In the inimitable but oft-imitated (as you see here) style of the greatly missed and dearly beloved Anthony Bourdain
If you’ve ever wondered why restaurant mashed potatoes are so irresistibly delicious, it’s because they are generally one-part butter to three-part potato. I remember making them for the first time in a restaurant kitchen in Exmouth Market, transfixed by just how much butter a pile of potatoes could take. These potatoes, a tweak on an Anthony Bourdain recipe, are my favourites, and the only ones that will do for me in a time of emotional crisis. I’d like to pretend I halve the recipe or share it, but reader, I would be being dishonest with you.

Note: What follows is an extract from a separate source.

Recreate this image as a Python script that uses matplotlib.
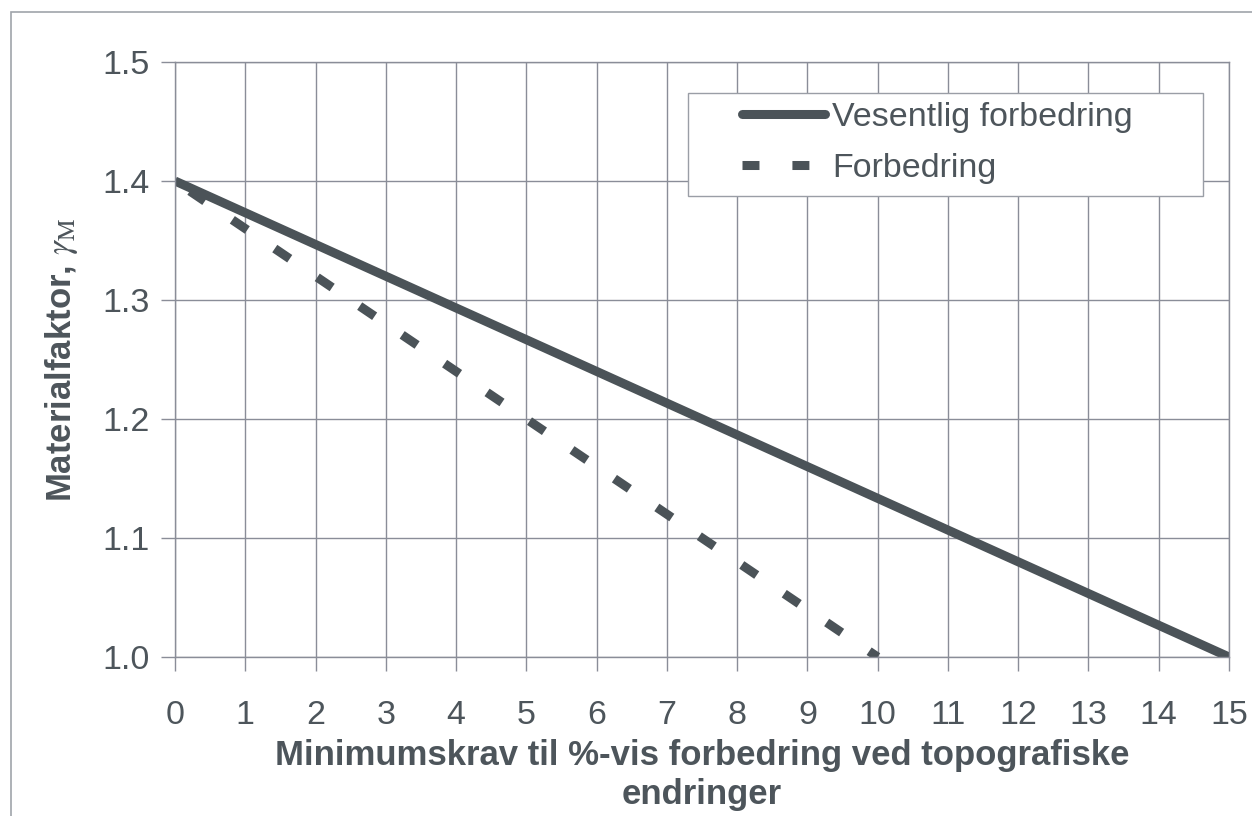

I rarely advocate peeling potatoes for mash, typically preferring them rough and ready, but just this once, I defer to the French way of doing things.
So, peel your potatoes, and dice them into around 2cm chunks for a faster cooking time. Place in a large saucepan and cover with cold water, generously salted. Bring to the boil, then reduce to a simmer until cooked – around 15 minutes, depending on the variety of potatoes used.
Drain the potatoes, and return to the pan. Mash vigorously, then add a quarter of the butter and mash again. Repeat until your mash is very smooth and all the butter has been incorporated, then stir in the cream. Season to taste and serve immediately.